For After Darkness Lê exhibited the powerful curatorial research-based series, Light and Belief: Sketches of Life from the Vietnam War (2012) that comprise a collection of drawings and watercolours produced by North Vietnamese soldiers during battle. Sketched in quiet moments, each vignette offers an insight into the hopes and anxieties of young men caught in a war beyond their control (12). The drawings do not depict battles but rather serve as mementos, personal reflections that reveal the individual’s longings and wants beyond the battlefields. Shown alongside these is a video of interviews that Lê conducted with the now elderly soldier artists. Speaking with passion tinged with loss, the reality of their experience—voices rarely heard in America—becomes emotively relatable. Far from the monstrous propaganda depicted by both sides, Lê’s curatorial assemblage enables viewers to identify with the humanity in the so-called enemy, thereby potentially recasting entrenched understandings of history. Through such a retelling Lê actively seeks to engage a more complex and meaningful understanding of history, one that not only interrogates the role of America in the Second Indochina War but also, and perhaps more importantly, the manner in which we remember.
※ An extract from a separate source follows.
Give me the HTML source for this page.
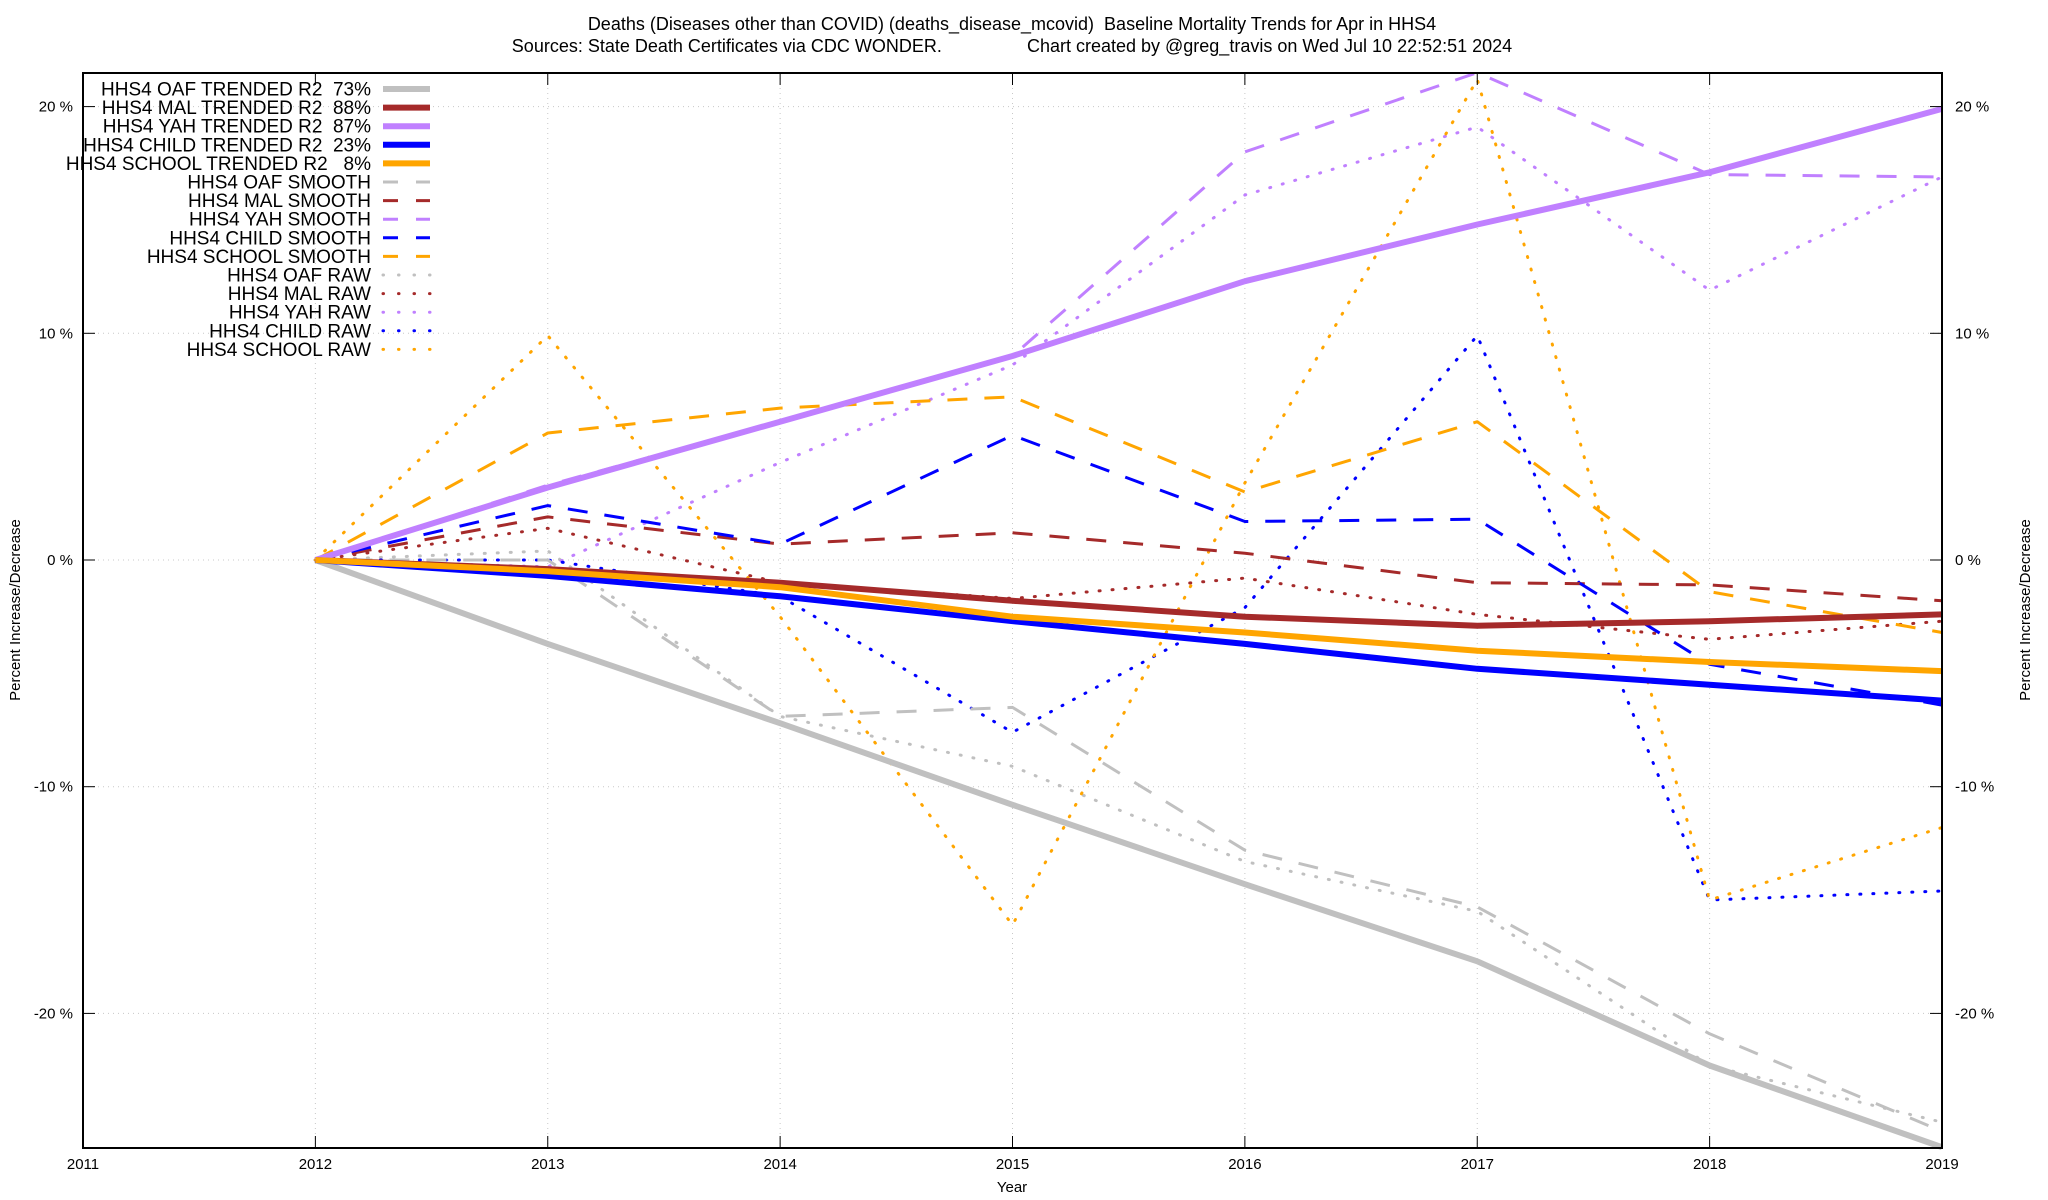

While both SUNSHOWER and After Darkness represent important presentations of contemporary art from Southeast Asia, as cultural projects undertaken by important museums in Tokyo and New York they are themselves multilayered examinations of contemporary relations between Japan and the United States of America. Through their curatorial investigations of a diverse and dynamic region they present differing and valuable perspectives on complex historical relationships while at the same time look forward to futures built on collaborative understandings.

 

SUNSHOWER: Contemporary Art from Southeast Asia 1980s to Now, the National Art Center Tokyo and Mori Art Museum, 5 August – 23 October 2017

After Darkness: Southeast Asian Art in the Wake of History, Asia Society Museum, New York, 8 September 2017 – 21 January 2018

Notes

(1) Victor T. King, ‘Southeast Asia’ in Southeast Asia: a historical encyclopaedia from Angkor Wat to East Timor, edited by Ooi Keat Gin. (Santa Barbara, California: ABC Clio, 2004) 1232.

(2) While there were several treaties between Thailand and Japan throughout the Second World War, such as the short-lived 1940 Treaty between Thailand and Japan Concerning the Continuance of Friendly Relations and the Mutual Respect of Each Other’s Territorial Integrity, the following year’s treaty of mutual alliance that was written but not signed by or delivered to key parties meant that the façade of allegiance was little more than a less violent occupation. For access to the full text of the treaties and their contexts see: Douglas M. Gibler, International Military Alliances 1948-2008 (Washington D.C.: CQ Press, 2008).

(3) There are no confirmed numbers of deaths that were incurred as part of the Second Indochina War but estimates rangen up to 4,200,000 people lost their lives. For example, Death Tolls for the Mahor Wars and Atrocities of the Twentieth Century – The Vietnam War. Accessed 20 April 2018.

(4) Statement on the Mori Art Museum. Accessed 20 April 2018.

(5) ‘Foreword’ in Sunshower: contemporary art from Southeast Asia 1980 – now, ex. cat. (Tokyo: Heibonsha Ltd, 2017) 11.

(6) Mami Kataoka, ‘Sunshowers in Southeast Asia: a premise for an exhibition’ in Sunshower, op. cit, 276.

(7) Mark Salvatus quoted by Chloe Chu, ‘Serendipity and the streets: interview with Mark Salvatus’ in ArtAsiaPacific Blog, 16 October 2017. Accessed 20 April 2018.

(8) Ibid.

(9) Kataoka, op. cit., 276.

(9) Josette Sheeran, ‘President’s foreword’ in After darkness: Southeast Asian art in the wake of history, ex. cat. (New York: Asia Society, 2017) 6.

(11) Htein Lin, ‘Hands tell the story’. Accessed 20 April 2018.

(12) Caroline Turner and Jen Webb, ‘War violence and divided societies’ in Art and human rights: contemporary Asian context. (Oxford, U.K.: Oxford University Press, 2016) 101.